Surprisingly, real independence is in the still center, where we are responsible to others and ourselves, to some extent alone to make our own mistakes, and then to truly have real pride in our own achievements. That is real freedom. I wonder if the world we live in is afraid of that real freedom - is it easier to have others make the rules? Others to go to when something goes wrong? To hold them responsible? To get permission to see what we should and shouldn't do in our lives? And as more of those rules leak into our daily lives so we move further and further away from being able to both appreciate and express our freedom.

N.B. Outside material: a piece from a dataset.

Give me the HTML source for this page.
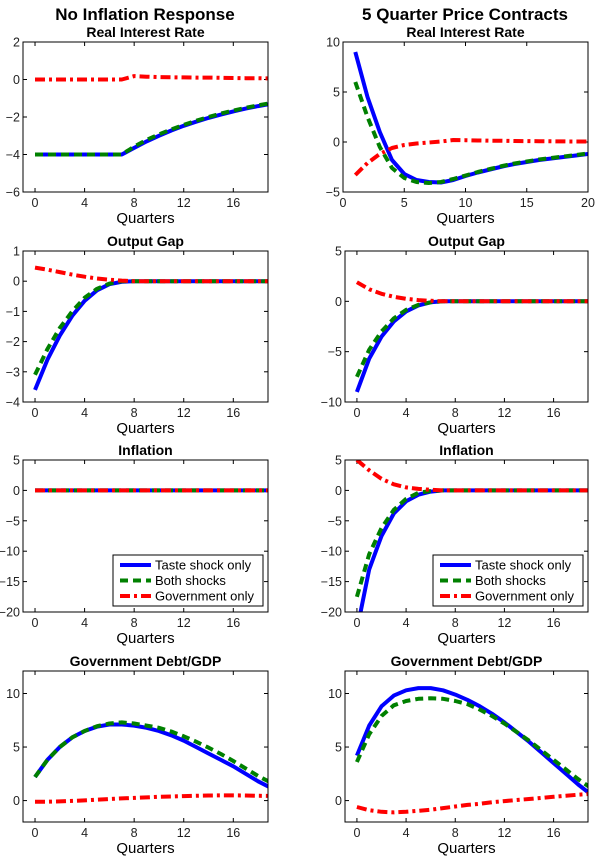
<!DOCTYPE html>
<html><head><meta charset="utf-8">
<style>
html,body{margin:0;padding:0;background:#fff;}
svg{display:block;font-family:"Liberation Sans",Arial,sans-serif;}
</style></head>
<body>
<svg id="fig" width="600" height="862" viewBox="0 0 600 862">
<text x="145" y="20" font-size="17" font-weight="bold" text-anchor="middle">No Inflation Response</text>
<text x="465" y="20" font-size="17" font-weight="bold" text-anchor="middle">5 Quarter Price Contracts</text>
</svg>
<script>
const qA=[0,1,2,3,4,5,6,7,8,9,10,11,12,13,14,15,16,17,18,19];
const qB=[1,2,3,4,5,6,7,8,9,10,11,12,13,14,15,16,17,18,19,20];
const ticksQ=[0,4,8,12,16];
const ticksQB=[0,5,10,15,20];

const rirL_blue=[-4,-4,-4,-4,-4,-4,-4,-4,-3.65,-3.3,-3.0,-2.72,-2.47,-2.25,-2.05,-1.87,-1.7,-1.55,-1.42,-1.3];
const rirL_green=[-4,-4,-4,-4,-4,-4,-4,-4,-3.58,-3.22,-2.93,-2.66,-2.42,-2.2,-2.0,-1.82,-1.66,-1.51,-1.38,-1.26];
const rirL_red=[0,0,0,0,0,0,0,0,0.18,0.15,0.13,0.12,0.11,0.1,0.1,0.09,0.08,0.07,0.07,0.06];
const rirR_blue=[9,4.5,1,-1.8,-3.2,-3.8,-4,-4.05,-3.8,-3.4,-3.05,-2.75,-2.45,-2.2,-2.0,-1.8,-1.65,-1.5,-1.35,-1.2];
const rirR_green=[6,2.5,-0.5,-2.6,-3.6,-4,-4.1,-4,-3.7,-3.35,-3.0,-2.7,-2.4,-2.15,-1.95,-1.75,-1.6,-1.45,-1.3,-1.15];
const rirR_red=[-3.3,-2.1,-1.2,-0.6,-0.3,-0.15,-0.05,0.05,0.2,0.18,0.15,0.13,0.12,0.1,0.09,0.08,0.07,0.06,0.05,0.05];

const ogL_blue=[-3.6,-2.6,-1.8,-1.15,-0.65,-0.3,-0.1,-0.02,0,0,0,0,0,0,0,0,0,0,0,0];
const ogL_green=[-3.1,-2.25,-1.55,-1.0,-0.55,-0.25,-0.08,0,0,0,0,0,0,0,0,0,0,0,0,0];
const ogL_red=[0.45,0.38,0.3,0.22,0.15,0.09,0.05,0.02,0,0,0,0,0,0,0,0,0,0,0,0];
const ogR_blue=[-9,-5.7,-3.5,-2,-1,-0.4,-0.1,0,0,0,0,0,0,0,0,0,0,0,0,0];
const ogR_green=[-7.5,-4.8,-3,-1.7,-0.85,-0.35,-0.1,0,0,0,0,0,0,0,0,0,0,0,0,0];
const ogR_red=[1.9,1.2,0.75,0.45,0.25,0.12,0.05,0,0,0,0,0,0,0,0,0,0,0,0,0];

const infL_blue=[0,0,0,0,0,0,0,0,0,0,0,0,0,0,0,0,0,0,0,0];
const infL_green=[0,0,0,0,0,0,0,0,0,0,0,0,0,0,0,0,0,0,0,0];
const infL_red=[0,0,0,0,0,0,0,0,0,0,0,0,0,0,0,0,0,0,0,0];
const infR_blue=[-23,-13,-7.5,-3.8,-1.8,-0.7,-0.2,0,0,0,0,0,0,0,0,0,0,0,0,0];
const infR_green=[-17.5,-10.5,-6.2,-3.2,-1.4,-0.4,-0.1,0,0,0,0,0,0,0,0,0,0,0,0,0];
const infR_red=[5,3.3,1.9,1.0,0.5,0.25,0.1,0,0,0,0,0,0,0,0,0,0,0,0,0];

const debtL_blue=[2.2,3.8,5.0,5.9,6.5,6.9,7.1,7.1,7.0,6.8,6.5,6.1,5.6,5.0,4.4,3.8,3.2,2.5,1.8,1.2];
const debtL_green=[2.2,3.8,5.0,5.9,6.5,6.95,7.2,7.3,7.2,7.0,6.8,6.45,6.0,5.5,4.95,4.35,3.7,3.0,2.3,1.7];
const debtL_red=[-0.1,-0.1,-0.08,-0.03,0.02,0.08,0.15,0.2,0.25,0.3,0.35,0.38,0.42,0.45,0.47,0.48,0.48,0.47,0.45,0.44];
const debtR_blue=[4.2,7,8.8,9.8,10.3,10.5,10.5,10.3,9.9,9.4,8.8,8.1,7.3,6.4,5.5,4.5,3.5,2.5,1.5,0.6];
const debtR_green=[3.6,6.2,7.9,8.9,9.3,9.5,9.55,9.5,9.3,9.0,8.5,7.9,7.2,6.4,5.6,4.7,3.8,2.9,2.0,1.2];
const debtR_red=[-0.6,-0.9,-1.05,-1.1,-1.05,-0.95,-0.85,-0.7,-0.55,-0.4,-0.3,-0.15,-0.05,0.05,0.15,0.25,0.35,0.45,0.55,0.62];

const legendLabels=["Taste shock only","Both shocks","Government only"];

const NS="http://www.w3.org/2000/svg";
const svg=document.getElementById('fig');
function mk(tag,attrs,parent){const e=document.createElementNS(NS,tag);for(const k in attrs)e.setAttribute(k,attrs[k]);(parent||svg).appendChild(e);return e;}
const styles=[
 {stroke:"#0000ff",dash:null},
 {stroke:"#008000",dash:"8,5"},
 {stroke:"#ff0000",dash:"10,4,3,4"}];
let pid=0;
function panel(name,title,x0,x1,y0,y1,xmin,xmax,ymin,ymax,xt,yt,xs,series,legend){
  pid++;
  const g=mk('g',{});
  
  
  const sx=v=>x0+(v-xmin)/(xmax-xmin)*(x1-x0);
  const sy=v=>y1-(v-ymin)/(ymax-ymin)*(y1-y0);
  const cp=mk('clipPath',{id:'c'+pid},g);
  mk('rect',{x:x0,y:y0,width:x1-x0,height:y1-y0},cp);
  const t=mk('text',{x:(x0+x1)/2,y:y0-5,'font-size':14,'font-weight':'bold','text-anchor':'middle'},g);
  t.textContent=title;
  
  
  xt.forEach(v=>{const X=sx(v);
    mk('line',{x1:X,x2:X,y1:y1,y2:y1-4,stroke:'#000'},g);
    mk('line',{x1:X,x2:X,y1:y0,y2:y0+4,stroke:'#000'},g);
    const l=mk('text',{x:X,y:y1+15,'font-size':12.5,'text-anchor':'middle',fill:'#222'},g);
    l.textContent=v;
    
    });
  yt.forEach(v=>{const Y=sy(v);
    mk('line',{x1:x0,x2:x0+4,y1:Y,y2:Y,stroke:'#000'},g);
    mk('line',{x1:x1,x2:x1-4,y1:Y,y2:Y,stroke:'#000'},g);
    const l=mk('text',{x:x0-3,y:Y+4.5,'font-size':12.5,'text-anchor':'end',fill:'#222'},g);
    l.textContent=String(v).replace('-','\u2212');
    
    });
  const xl=mk('text',{x:(x0+x1)/2,y:y1+31,'font-size':15,'text-anchor':'middle'},g);
  xl.textContent='Quarters';
  
  
  const sg=mk('g',{'clip-path':'url(#c'+pid+')'},g);
  [0,1,2].forEach(i=>{
    const d=series[i].map((v,j)=>(j?'L':'M')+sx(xs[j]).toFixed(1)+','+sy(v).toFixed(1)).join('');
    const p=mk('path',{d:d,fill:'none',stroke:styles[i].stroke,'stroke-width':4,'stroke-linejoin':'round'},sg);
    if(styles[i].dash)p.setAttribute('stroke-dasharray',styles[i].dash);
    
    
  });
  mk('rect',{x:x0,y:y0,width:x1-x0,height:y1-y0,fill:'none',stroke:'#000','stroke-width':1},g);
  if(legend){
    const lx=x1-155,ly=y1-57;
    const lg=mk('g',{},g);
    
    
    mk('rect',{x:lx,y:ly,width:150,height:51,fill:'#fff',stroke:'#000'},lg);
    legendLabels.forEach((lab,i)=>{
      const Y=ly+10+i*15.5;
      const ln=mk('line',{x1:lx+7,x2:lx+38,y1:Y,y2:Y,stroke:styles[i].stroke,'stroke-width':4},lg);
      if(styles[i].dash)ln.setAttribute('stroke-dasharray',styles[i].dash);
      const tx=mk('text',{x:lx+42,y:Y+4.5,'font-size':13},lg);
      tx.textContent=lab;
      
      
    });
  }
}
const LX0=23,LX1=268,RX0=345,RX1=588;
const XMIN=-0.97,XMAX=18.8;
panel('rir-left','Real Interest Rate',LX0,LX1,42,192,XMIN,XMAX,-6,2,ticksQ,[2,0,-2,-4,-6],qA,[rirL_blue,rirL_green,rirL_red]);
panel('rir-right','Real Interest Rate',343,588,42,192,0,20,-5,10,ticksQB,[10,5,0,-5],qB,[rirR_blue,rirR_green,rirR_red]);
panel('output-gap-left','Output Gap',LX0,LX1,251,402,XMIN,XMAX,-4,1,ticksQ,[1,0,-1,-2,-3,-4],qA,[ogL_blue,ogL_green,ogL_red]);
panel('output-gap-right','Output Gap',RX0,RX1,251,402,XMIN,XMAX,-10,5,ticksQ,[5,0,-5,-10],qA,[ogR_blue,ogR_green,ogR_red]);
panel('inflation-left','Inflation',LX0,LX1,460,612,XMIN,XMAX,-20,5,ticksQ,[5,0,-5,-10,-15,-20],qA,[infL_blue,infL_green,infL_red],true);
panel('inflation-right','Inflation',RX0,RX1,460,612,XMIN,XMAX,-20,5,ticksQ,[5,0,-5,-10,-15,-20],qA,[infR_blue,infR_green,infR_red],true);
panel('debt-left','Government Debt/GDP',LX0,LX1,671,822,XMIN,XMAX,-2,12.1,ticksQ,[10,5,0],qA,[debtL_blue,debtL_green,debtL_red]);
panel('debt-right','Government Debt/GDP',RX0,RX1,671,822,XMIN,XMAX,-2,12.1,ticksQ,[10,5,0],qA,[debtR_blue,debtR_green,debtR_red]);
</script>
</body></html>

We need more noise and brighter lights to hide from the still, quiet center of freedom... better this unceasing entertainment of talking about freedom than the more frightening and often rather dull act of living it.
So when the last explosion with the last sharp blossom fades out of the night sky, the night sounds settle back over the dark skyline, and the dog stops shaking, then I celebrate.
I wish for my daughter the courage to really live with/in freedom, examples from which to learn on how to do that, and the time and space to sit in the midst of that still quiet center often enough to recognize it when out in the noise of the world.

Comments

Unknown said…
Beautiful. It is rare we all just stop and sit without distraction, so true. This is why even though I work from home and have the radio, tv, movies, iTunes, etc right there I tend to type away in blissful silence with my phone on vibrate mode most of the day. It helps me stay more focused (most of the time) and not so overwhelmed inside my head. Thanks for the reminder!